Mas o Professor Daniel Bessa fala ainda numa outra alternativa. A utilização do património público para reequilibrar as contas. Como? Vendendo os bens e privatizando os serviços. Aqui, penso eu, bens já não haverá muitos para vender. Vai ficar disponível o BPN (recordemos que está nacionalizado, através da CGD) e sempre poderia ser privatizada também a própria CGD. Mas todos os governos têm afirmado que a CGD não deve ser privatizada. Portanto, não será por aí. Património imobiliário só poderia ser vendido, com a rapidez necessária, à custa de enormes perdas de valor. E o professor Bessa avança com a ideia da privatização dos hospitais e das escolas públicas. Uma ideia tão mais notável quanto provém de um homem assumidamente de esquerda. E, se tal se desse, eu estou a ver a Esquerda Portuguesa a bramar desalmadamente contra o desaforo.

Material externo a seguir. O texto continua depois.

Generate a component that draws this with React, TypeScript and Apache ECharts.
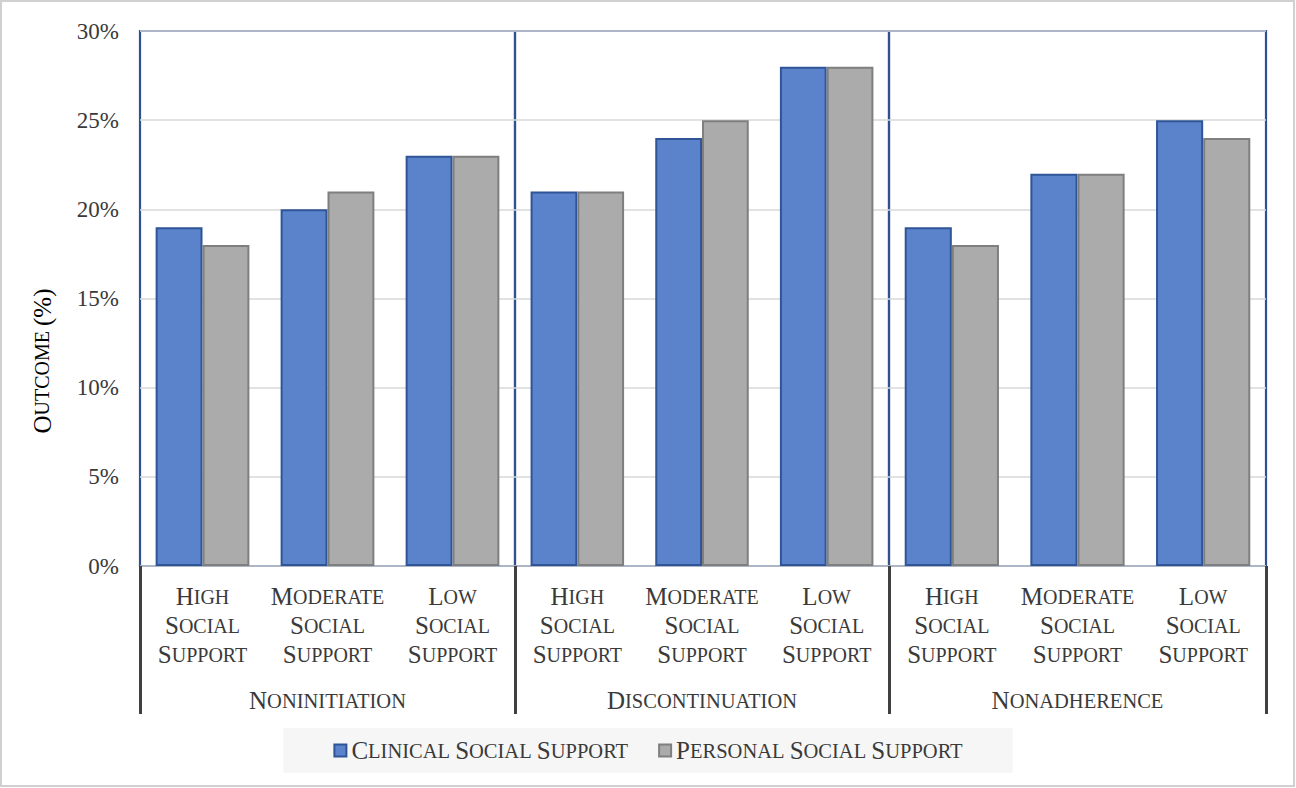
import React, { useEffect, useRef } from "react";
import * as echarts from "echarts";

const groups = ["Noninitiation", "Discontinuation", "Nonadherence"];
const levels = ["High Social Support", "Moderate Social Support", "Low Social Support"];
const seriesNames = ["Clinical Social Support", "Personal Social Support"];
const clinicalValues = [
  [19, 20, 23],
  [21, 24, 28],
  [19, 22, 25],
];
const personalValues = [
  [18, 21, 23],
  [21, 25, 28],
  [18, 22, 24],
];
const yAxisTitle = "Outcome (%)";
const yMin = 0;
const yMax = 30;
const yStep = 5;

const FONT = "'Liberation Serif', 'Times New Roman', serif";
const TEXT = "#3A3A3A";

function sc(text: string, sep: string): string {
  const parts = text.split(" ").map((w) => {
    if (!/[a-z]/.test(w)) return `{b|${w}}`;
    return `{b|${w[0].toUpperCase()}}{s|${w.slice(1).toUpperCase()}}`;
  });
  return parts.join(sep === "\n" ? "\n" : "{s| }");
}

function rich(big: number, small: number, lh: number) {
  return {
    b: { fontFamily: FONT, fontSize: big, color: TEXT, lineHeight: lh },
    s: { fontFamily: FONT, fontSize: small, color: TEXT, lineHeight: lh },
  };
}

export default function App() {
  const ref = useRef<HTMLDivElement>(null);

  useEffect(() => {
    document.body.style.margin = "0";
    if (!ref.current) return;
    const chart = echarts.init(ref.current, undefined, { renderer: "svg" });

    const gridLefts = [140, 515, 889];
    const gridWidths = [375, 374, 377];

    const grids = gridLefts.map((l, i) => ({
      left: l,
      width: gridWidths[i],
      top: 31,
      height: 535,
      show: true,
      borderColor: "#2F528F",
      borderWidth: 2.2,
      backgroundColor: "transparent",
    }));

    const catAxes = groups.map((_, i) => ({
      type: "category",
      gridIndex: i,
      data: levels,
      position: "bottom",
      axisLine: { show: false },
      axisTick: { show: false },
      axisLabel: {
        interval: 0,
        margin: 16,
        formatter: (v: string) => sc(v, "\n"),
        rich: rich(25, 20, 29),
      },
    }));

    const groupAxes = groups.map((g, i) => ({
      type: "category",
      gridIndex: i,
      data: [g],
      position: "bottom",
      axisLine: { show: false },
      axisTick: {
        show: true,
        interval: 0,
        length: 148,
        lineStyle: { color: "#404040", width: 3 },
      },
      axisLabel: {
        interval: 0,
        margin: 120,
        formatter: (v: string) => sc(v, " "),
        rich: rich(25, 20.5, 29),
      },
    }));

    const yAxes = groups.map((_, i) => ({
      type: "value",
      gridIndex: i,
      min: yMin,
      max: yMax,
      interval: yStep,
      axisLine: { show: false },
      axisTick: { show: false },
      axisLabel: {
        show: i === 0,
        margin: 21,
        formatter: "{value}%",
        fontFamily: FONT,
        fontSize: 23,
        color: TEXT,
      },
      splitLine: { show: true, lineStyle: { color: "#D9D9D9", width: 1.5 } },
    }));

    const series: any[] = [];
    groups.forEach((_, i) => {
      series.push({
        type: "bar",
        name: seriesNames[0],
        xAxisIndex: i,
        yAxisIndex: i,
        data: clinicalValues[i],
        barGap: "0%",
        barCategoryGap: "25%",
        itemStyle: { color: "#5A83CB", borderColor: "#2F5597", borderWidth: 2 },
      });
      series.push({
        type: "bar",
        name: seriesNames[1],
        xAxisIndex: i,
        yAxisIndex: i,
        data: personalValues[i],
        barGap: "0%",
        barCategoryGap: "25%",
        itemStyle: { color: "#ABABAB", borderColor: "#7F7F7F", borderWidth: 2 },
      });
    });

    chart.setOption({
      animation: false,
      backgroundColor: "#FFFFFF",
      grid: grids,
      xAxis: [...catAxes, ...groupAxes],
      yAxis: yAxes,
      series,
      legend: {
        data: seriesNames,
        left: "center",
        top: 728,
        backgroundColor: "#F6F6F6",
        padding: [10, 50],
        itemGap: 30,
        itemWidth: 12,
        itemHeight: 12,
        icon: "rect",
        formatter: (n: string) => sc(n, " "),
        textStyle: { rich: rich(25, 20.5, 24), padding: [0, 0, 0, 0] },
      },
      graphic: [
        {
          type: "rect",
          shape: { x: 1, y: 1, width: 1293, height: 785 },
          style: { fill: "none", stroke: "#D0D0D0", lineWidth: 2 },
          silent: true,
        },
        {
          type: "text",
          x: 42,
          y: 361,
          rotation: Math.PI / 2,
          style: {
            text: sc(yAxisTitle, " "),
            align: "center",
            verticalAlign: "middle",
            rich: rich(25, 20, 24),
          },
        },
      ],
    });

    return () => chart.dispose();
  }, []);

  return <div ref={ref} style={{ width: 1296, height: 788 }} />;
}
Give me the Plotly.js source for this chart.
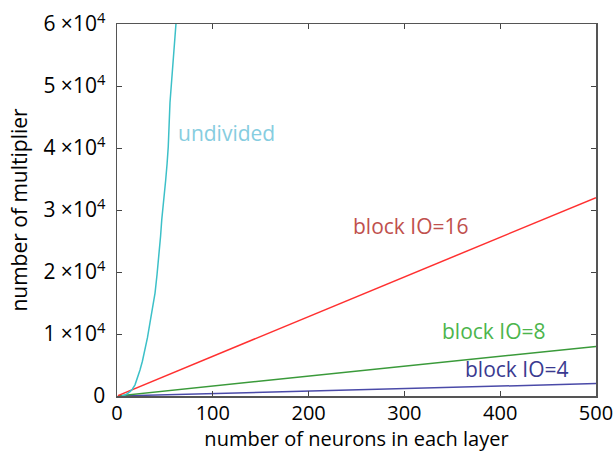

Para além de colocar as ideias alinhadas com uma simplicidade e clareza notáveis, o meu antigo professor tem um mérito adicional. Mostra-nos que se fecharam, já, quase todos os caminhos por onde nos podíamos esgueirar da actual crise. Podem os teóricos que por aí há ensaiar outras ideias, enunciar outras soluções. Serão meros afluentes. Irão sempre desaguar no turbulento rio que o Professor Daniel Bessa colocou à frente dos nossos olhos. Temos tido um Estado gastador em excesso. Chegou a factura. E os meios que temos para a pagar são muito escassos. E, meu Caro Leitor, nunca esqueça que Estado somos todos nós. Embora quem tenha gasto em excesso foram os (des)governos que Você e eu elegemos.
Para terminar esta reflexão que uma lição (que agradeço) gratuita me provocou, manifestar um só desacordo com o meu professor. Ele diz que tudo começou em 1990. Eu não tenho essa opinião. Em 2000, estávamos bastante bem. E é com o Governo permissivo e gastador em excesso de António Guterres que entrámos no plano inclinado. Assim como há uma responsabilidade que não pode deixar de ser assumida. Nos últimos quinze anos, o Partido Socialista governou treze, mais ou menos. É, senão o único, o grande, o enorme responsável pela situação a que estamos remetidos.